-- BEGIN --
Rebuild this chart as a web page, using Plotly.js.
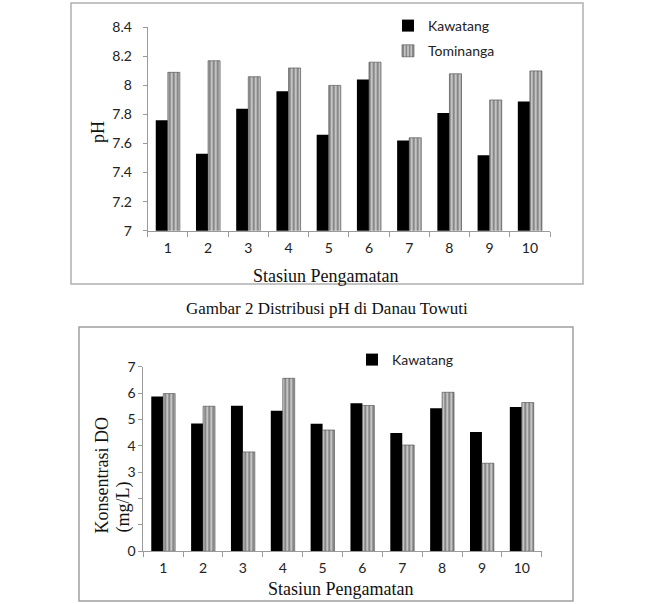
<!DOCTYPE html>
<html><head><meta charset="utf-8">
<script src="https://cdn.plot.ly/plotly-3.0.1.min.js"></script>
<style>html,body{margin:0;padding:0;background:#fff}#chart{width:662px;height:604px}</style>
</head><body><div id="chart"></div>
<script>
// ---- data ----
const stations = ['1','2','3','4','5','6','7','8','9','10'];
const phKawatang = [7.76, 7.53, 7.84, 7.96, 7.66, 8.04, 7.62, 7.81, 7.52, 7.89];
const phTominanga = [8.09, 8.17, 8.06, 8.12, 8.00, 8.16, 7.64, 8.08, 7.90, 8.10];
const doKawatang = [5.87, 4.85, 5.52, 5.33, 4.84, 5.61, 4.49, 5.42, 4.52, 5.47];
const doTominanga = [5.98, 5.50, 3.77, 6.56, 4.60, 5.53, 4.03, 6.03, 3.34, 5.64];
const phTickVals = [7, 7.2, 7.4, 7.6, 7.8, 8, 8.2, 8.4];
const phTickText = ['7', '7.2', '7.4', '7.6', '7.8', '8', '8.2', '8.4'];
const doTickVals = [0, 1, 2, 3, 4, 5, 6, 7];
const doTickText = ['0', '1', '2', '3', '4', '5', '6', '7'];
const seriesNames = ['Kawatang', 'Tominanga'];
const caption = 'Gambar 2 Distribusi pH di Danau Towuti';

// ---- helpers (pixel -> paper) ----
const W = 662, H = 604;
const px = x => x / W;
const py = y => 1 - y / H;

const sans = 'Lato, "Open Sans", sans-serif';
const serif = '"Liberation Serif", "Times New Roman", serif';

const kawMarker = {color: '#000000', line: {width: 0}};
const tomMarker = {
  color: '#c4c4c4',
  pattern: {shape: '|', fgcolor: '#6e6e6e', bgcolor: '#c4c4c4', size: 4, solidity: 0.35},
  line: {color: '#444', width: 0.6}
};

const traces = [
  {type: 'bar', x: stations, y: phKawatang, name: seriesNames[0], marker: kawMarker,
   xaxis: 'x', yaxis: 'y', legend: 'legend', legendgroup: 'a'},
  {type: 'bar', x: stations, y: phTominanga, name: seriesNames[1], marker: tomMarker,
   xaxis: 'x', yaxis: 'y', legend: 'legend', legendgroup: 'b'},
  {type: 'bar', x: stations, y: doKawatang, name: seriesNames[0], marker: kawMarker,
   xaxis: 'x2', yaxis: 'y2', legend: 'legend2'},
  {type: 'bar', x: stations, y: doTominanga, name: seriesNames[1], marker: tomMarker,
   xaxis: 'x2', yaxis: 'y2', showlegend: false}
];

const axisCommon = {
  showline: true, linecolor: '#9a9a9a', linewidth: 1, showgrid: false, zeroline: false,
  ticks: 'outside', tickcolor: '#9a9a9a', ticklen: 4, tickfont: {family: sans, size: 14, color: '#222'},
  fixedrange: true
};

const ann = (text, x, y, extra) => Object.assign({
  text: text, xref: 'paper', yref: 'paper', x: px(x), y: py(y), showarrow: false,
  xanchor: 'center', yanchor: 'middle', font: {family: serif, size: 18, color: '#111'}
}, extra || {});

const layout = {
  width: W, height: H,
  margin: {l: 0, r: 0, t: 0, b: 0},
  paper_bgcolor: '#fff', plot_bgcolor: 'rgba(0,0,0,0)',
  barmode: 'group', bargap: 0.4, bargroupgap: 0,
  showlegend: true,
  xaxis: Object.assign({}, axisCommon, {
    domain: [px(147.7), px(550)], anchor: 'y', type: 'category',
    tickson: 'boundaries', ticklen: 5, ticklabelstandoff: 4
  }),
  yaxis: Object.assign({}, axisCommon, {
    domain: [py(230.7), py(27.3)], anchor: 'x', range: [7, 8.4],
    tickvals: phTickVals, ticktext: phTickText, ticklabelstandoff: 8
  }),
  xaxis2: Object.assign({}, axisCommon, {
    domain: [px(143.3), px(541.7)], anchor: 'y2', type: 'category',
    tickson: 'boundaries', ticklen: 5, ticklabelstandoff: 4
  }),
  yaxis2: Object.assign({}, axisCommon, {
    domain: [py(551.3), py(366.7)], anchor: 'x2', range: [0, 7],
    tickvals: doTickVals, ticktext: doTickText
  }),
  legend: {
    x: px(388), y: py(10), xanchor: 'left', yanchor: 'top',
    bgcolor: 'rgba(0,0,0,0)', font: {family: sans, size: 14, color: '#222'},
    traceorder: 'grouped', tracegroupgap: 4
  },
  legend2: {
    x: px(352), y: py(344), xanchor: 'left', yanchor: 'top',
    bgcolor: 'rgba(0,0,0,0)', font: {family: sans, size: 14, color: '#222'}
  },
  shapes: [
    {type: 'rect', xref: 'paper', yref: 'paper', x0: px(71), x1: px(583), y0: py(284), y1: py(3),
     line: {color: '#b0b0b0', width: 1.5}},
    {type: 'rect', xref: 'paper', yref: 'paper', x0: px(79), x1: px(573), y0: py(601), y1: py(327),
     line: {color: '#a0a0a0', width: 1.5}}
  ],
  annotations: [
    ann('pH', 98, 132, {textangle: -90}),
    ann('Stasiun Pengamatan', 325, 276),
    ann(caption, 327, 308, {font: {family: serif, size: 17, color: '#111'}}),
    ann('Konsentrasi DO', 101, 475.5, {textangle: -90}),
    ann('(mg/L)', 123, 507.5, {textangle: -90, bgcolor: '#ffffff'}),
    ann('Stasiun Pengamatan', 340, 589)
  ]
};

Plotly.newPlot('chart', traces, layout, {staticPlot: true, displayModeBar: false});
</script>
</body></html>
-- END --
■ **Given task**
Search the data above for lines holding "chart" and copy each of them.

■ **Complete output**
Rebuild this chart as a web page, using Plotly.js.
<style>html,body{margin:0;padding:0;background:#fff}#chart{width:662px;height:604px}</style>
</head><body><div id="chart"></div>
Plotly.newPlot('chart', traces, layout, {staticPlot: true, displayModeBar: false});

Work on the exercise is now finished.